Bratislava is famous for its castle and the fact that you can see it from almost everywhere in the city. This photo was taken at the Hurban Square (Hurbanovo námestie) which kind of worked as a hub for us during our stay. As the weather wasn’t our best friend, the solution could only be “Blue-Hour-Photography”.
When I prepared myself for the trip to Romania, I often stumbled upon the word “contrasts” connected to Bucharest. How often can you drink a (surprisingly expensive) beer in front of a ruin? This photo is taken right in the Old Town of Bucharest and I think you get a feeling for what I mean with “contrasts”. Just a few streets further they build a new 5-star Hotel.

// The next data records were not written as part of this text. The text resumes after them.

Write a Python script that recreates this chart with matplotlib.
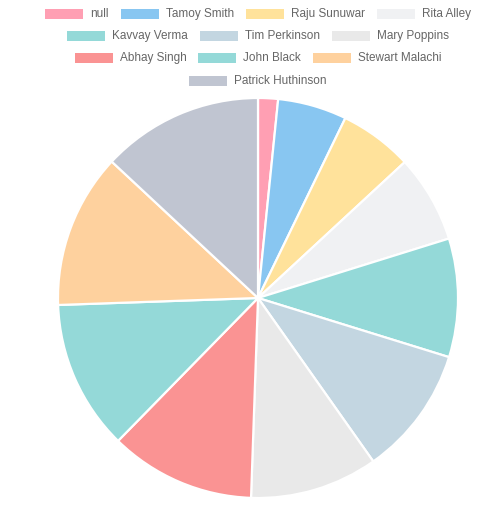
import numpy as np
import matplotlib
matplotlib.use("Agg")
import matplotlib.pyplot as plt
from matplotlib.patches import Rectangle

# data (slice sizes, in degrees of arc)
names = ["null", "Tamoy Smith", "Raju Sunuwar", "Rita Alley",
         "Kavvay Verma", "Tim Perkinson", "Mary Poppins",
         "Abhay Singh", "John Black", "Stewart Malachi", "Patrick Huthinson"]
values = [5.8, 20.1, 21.3, 25.5, 34.5, 37.6, 37.2, 42.4, 43.6, 45.0, 47.0]
colors = ["#ff9fb3", "#88c6f1", "#ffe29b", "#f0f1f3",
          "#94d9d8", "#c3d6e1", "#e9e9e9",
          "#fa9393", "#94d9d8", "#fed19e", "#c0c5d1"]
rows = [[0, 1, 2, 3], [4, 5, 6], [7, 8, 9], [10]]

W, H = 499, 528
fig = plt.figure(figsize=(W / 100, H / 100), dpi=100)

# pie: centre (258, 298) px, radius 200 px
cx, cy, r = 258, 298, 200
ax = fig.add_axes([(cx - r) / W, (H - cy - r) / H, 2 * r / W, 2 * r / H])
ax.pie(values, colors=colors, startangle=90, counterclock=False, radius=1,
       wedgeprops=dict(edgecolor="white", linewidth=1.6, clip_on=False))
ax.set_xlim(-1, 1)
ax.set_ylim(-1, 1)
ax.set_aspect("equal")
ax.axis("off")

# legend, chart.js style: centred rows
fig.canvas.draw()
renderer = fig.canvas.get_renderer()
box_w, box_h, gap, sep = 38, 10, 7, 12
row_y = [14, 36, 58, 81]
for row, ypx in zip(rows, row_y):
    texts = []
    widths = []
    for i in row:
        t = fig.text(0, 0, names[i], fontsize=8.5, family="Liberation Sans",
                     color="#666666", va="center", ha="left")
        wpx = t.get_window_extent(renderer).width
        texts.append(t)
        widths.append(box_w + gap + wpx)
    total = sum(widths) + sep * (len(row) - 1)
    x = cx - total / 2
    for i, t, wd in zip(row, texts, widths):
        fig.add_artist(Rectangle((x / W, (H - ypx - box_h / 2) / H), box_w / W, box_h / H,
                                 transform=fig.transFigure, facecolor=colors[i],
                                 edgecolor="none"))
        t.set_position(((x + box_w + gap) / W, (H - ypx) / H))
        x += wd + sep

fig.savefig("out.png", dpi=100)
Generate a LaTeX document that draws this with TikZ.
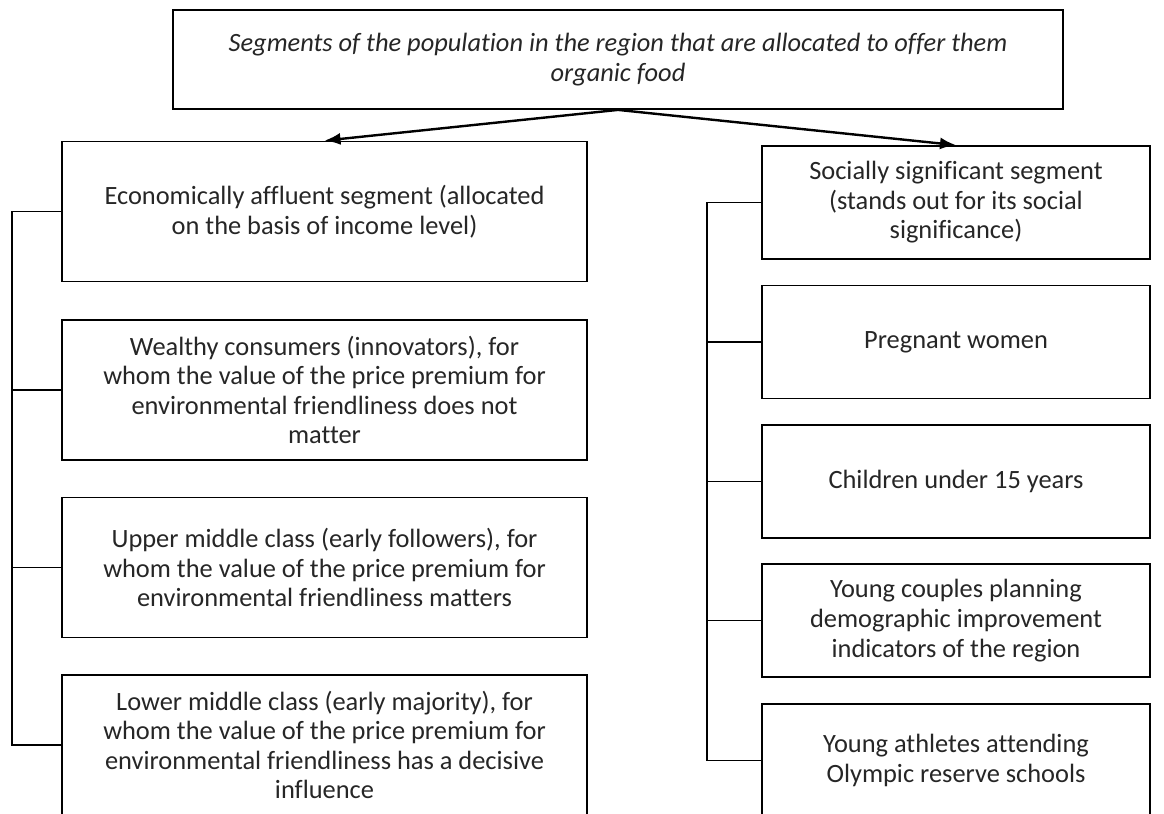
\documentclass[tikz,border=0pt]{standalone}
\usepackage{fontspec}
\setmainfont{Carlito}[Ligatures={NoCommon}]
\usepackage{tikz}
\usetikzlibrary{arrows.meta}

\begin{document}
\begin{tikzpicture}[x=0.5pt,y=-0.5pt,
  segbox/.style={draw,line width=0.9pt,align=center,inner sep=0pt,
    font=\fontsize{13.2pt}{14.8pt}\selectfont,text=black!85},
  leftbox/.style={segbox,minimum width=262.5pt,minimum height=70pt},
  rightbox/.style={segbox,minimum width=194pt,minimum height=56.5pt},
  link/.style={line width=0.9pt},
  toarrow/.style={line width=1.2pt,-{Latex[length=8pt,width=6pt]}}]
\useasboundingbox (0,0) rectangle (1164,814);
\clip (0,0) rectangle (1164,814);
\fill[white] (0,0) rectangle (1164,814);
% head box
\node[segbox,minimum width=445pt,minimum height=49.5pt,font=\fontsize{13.2pt}{14.8pt}\selectfont\itshape]
  (top) at (618,59.5) {Segments of the population in the region that are allocated to offer them\\organic food};
% left column
\node[leftbox] (econ) at (324.5,211.5) {Economically affluent segment (allocated\\on the basis of income level)};
\node[leftbox] (wealthy) at (324.5,390) {Wealthy consumers (innovators), for\\whom the value of the price premium for\\environmental friendliness does not\\matter};
\node[leftbox] (upper) at (324.5,567.5) {Upper middle class (early followers), for\\whom the value of the price premium for\\environmental friendliness matters};
\node[leftbox] (lower) at (324.5,745) {Lower middle class (early majority), for\\whom the value of the price premium for\\environmental friendliness has a decisive\\influence};
% right column
\node[rightbox] (social) at (956,202.5) {Socially significant segment\\(stands out for its social\\significance)};
\node[rightbox] (pregnant) at (956,342) {Pregnant women};
\node[rightbox] (children) at (956,481.5) {Children under 15 years};
\node[rightbox] (couples) at (956,620.5) {Young couples planning\\demographic improvement\\indicators of the region};
\node[rightbox] (athletes) at (956,760.5) {Young athletes attending\\Olympic reserve schools};
% trunks
\coordinate (trunkL) at (12,0);
\coordinate (trunkR) at (707,0);
\draw[link] (econ.west) -- (econ.west -| trunkL) -- (lower.west -| trunkL) -- (lower.west);
\draw[link] (wealthy.west -| trunkL) -- (wealthy.west);
\draw[link] (upper.west -| trunkL) -- (upper.west);
\draw[link] (social.west) -- (social.west -| trunkR) -- (athletes.west -| trunkR) -- (athletes.west);
\draw[link] (pregnant.west -| trunkR) -- (pregnant.west);
\draw[link] (children.west -| trunkR) -- (children.west);
\draw[link] (couples.west -| trunkR) -- (couples.west);
% arrows
\draw[toarrow] (top.south) -- (econ.north);
\draw[toarrow] (top.south) -- (social.north);
\end{tikzpicture}
\end{document}
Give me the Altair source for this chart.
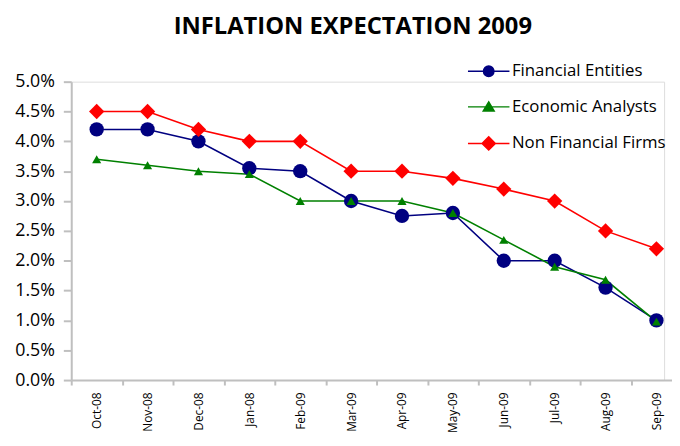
import altair as alt
import pandas as pd

months = ["Oct-08", "Nov-08", "Dec-08", "Jan-08", "Feb-09", "Mar-09",
          "Apr-09", "May-09", "Jun-09", "Jul-09", "Aug-09", "Sep-09"]
financial_entities = [4.2, 4.2, 4.0, 3.55, 3.5, 3.0, 2.75, 2.8, 2.0, 2.0, 1.55, 1.0]
economic_analysts = [3.7, 3.6, 3.5, 3.45, 3.0, 3.0, 3.0, 2.8, 2.35, 1.9, 1.68, 0.98]
non_financial_firms = [4.5, 4.5, 4.2, 4.0, 4.0, 3.5, 3.5, 3.38, 3.2, 3.0, 2.5, 2.2]
series = ["Financial Entities", "Economic Analysts", "Non Financial Firms"]
colors = ["#000080", "#008000", "#FF0000"]
y_ticks = [0.0, 0.005, 0.01, 0.015, 0.02, 0.025, 0.03, 0.035, 0.04, 0.045, 0.05]

rows = []
for name, vals in zip(series, [financial_entities, economic_analysts, non_financial_firms]):
    for m, v in zip(months, vals):
        rows.append({"month": m, "series": name, "value": v / 100.0})
df = pd.DataFrame(rows)

FONT = "Open Sans"
GREY = "#bfbfbf"

x_enc = alt.X(
    "month:N", sort=months, title=None,
    scale=alt.Scale(type="band", domain=months, range=[0, 618], paddingInner=0, paddingOuter=0),
    axis=alt.Axis(labelAngle=270, labelAlign="right", labelBaseline="middle",
                  labelFontSize=12, labelFont=FONT, labelColor="black",
                  labelPadding=7, tickSize=5, tickColor=GREY, tickWidth=2,
                  domainColor=GREY, domainWidth=2, tickBand="extent", grid=False),
)
y_enc = alt.Y(
    "value:Q", title=None,
    scale=alt.Scale(domain=[0, 0.05], nice=False, zero=True),
    axis=alt.Axis(values=y_ticks, format=".1%", labelFontSize=18, labelFont=FONT,
                  labelColor="black", labelPadding=9, tickSize=8, tickColor=GREY,
                  tickWidth=2, domainColor=GREY, domainWidth=2, grid=False),
)
# colour scale for the plotted marks (domain in another order than the legend
# scales so that Vega-Lite does not fold the hidden colour legend into the visible one)
color_domain = [series[2], series[0], series[1]]
color_range = [colors[2], colors[0], colors[1]]
cscale = alt.Scale(domain=color_domain, range=color_range)

base = alt.Chart(df)

lines = base.mark_line(strokeWidth=1.6).encode(
    x=x_enc, y=y_enc, color=alt.Color("series:N", scale=cscale, legend=None),
    detail="series:N",
)

shapes = ["circle", "triangle-up", "diamond"]
sizes = [210, 85, 240]
point_layers = []
for s, shp, sz in zip(series, shapes, sizes):
    point_layers.append(
        base.transform_filter(alt.datum.series == s)
        .mark_point(shape=shp, size=sz, filled=True, opacity=1)
        .encode(x=x_enc, y=y_enc, color=alt.Color("series:N", scale=cscale, legend=None))
    )

legend_paths = [
    "M-3.5,0H3.5M0.88,0A0.88,0.88,0,1,1,-0.88,0A0.88,0.88,0,1,1,0.88,0Z",
    "M-3.5,0H3.5M0,-0.85L0.92,0.7L-0.92,0.7Z",
    "M-3.5,0H3.5M0,-1.12L1.12,0L0,1.12L-1.12,0Z",
]
leg = alt.Legend(orient="none", legendX=414, legendY=-19, title=None,
                 labelFontSize=17, labelFont=FONT, labelColor="black",
                 symbolSize=144, symbolStrokeWidth=1.5, labelOffset=15,
                 rowPadding=18, padding=0)

legend_layer = base.transform_filter("false").mark_point(
    filled=True, opacity=1, strokeWidth=1.5
).encode(
    x=x_enc, y=y_enc,
    fill=alt.Fill("series:N", scale=alt.Scale(domain=series, range=colors), legend=leg),
    stroke=alt.Stroke("series:N", scale=alt.Scale(domain=series, range=colors), legend=leg),
    shape=alt.Shape("series:N", scale=alt.Scale(domain=series, range=legend_paths), legend=leg),
)

chart = alt.layer(lines, *point_layers, legend_layer).properties(
    width=600, height=302,
    padding={"left": 64, "top": 72, "right": 8, "bottom": 51},
    autosize=alt.AutoSizeParams(type="none"),
    title=alt.TitleParams("INFLATION EXPECTATION 2009", font=FONT, fontSize=24,
                          fontWeight="bold", color="black", anchor="middle",
                          dx=-15, offset=24),
).configure_view(stroke=None).configure(background="white")

chart.save("out.html", embed_options={"renderer": "svg", "actions": False})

Ostrów Tumski, also called „Cathedral Island”, is the oldest part of Wrocław. If you visit it, you will indeed usually enter via a bridge but quickly realize that it is no longer an island. Today it’s “just” an old town district with a large number of religious buildings such as churches, the cathedral, the Archbishop’s palace and spiritual faculties.
The Old Town Hall is for me the most remarkable building in Bamberg. It was built in the 15th century in the middle of the Regnitz River and for a long time marked the border between the clerical, bishop-led Bamberg and the civil town center. Not affected by the war it was solely the river that damaged the town hall several times.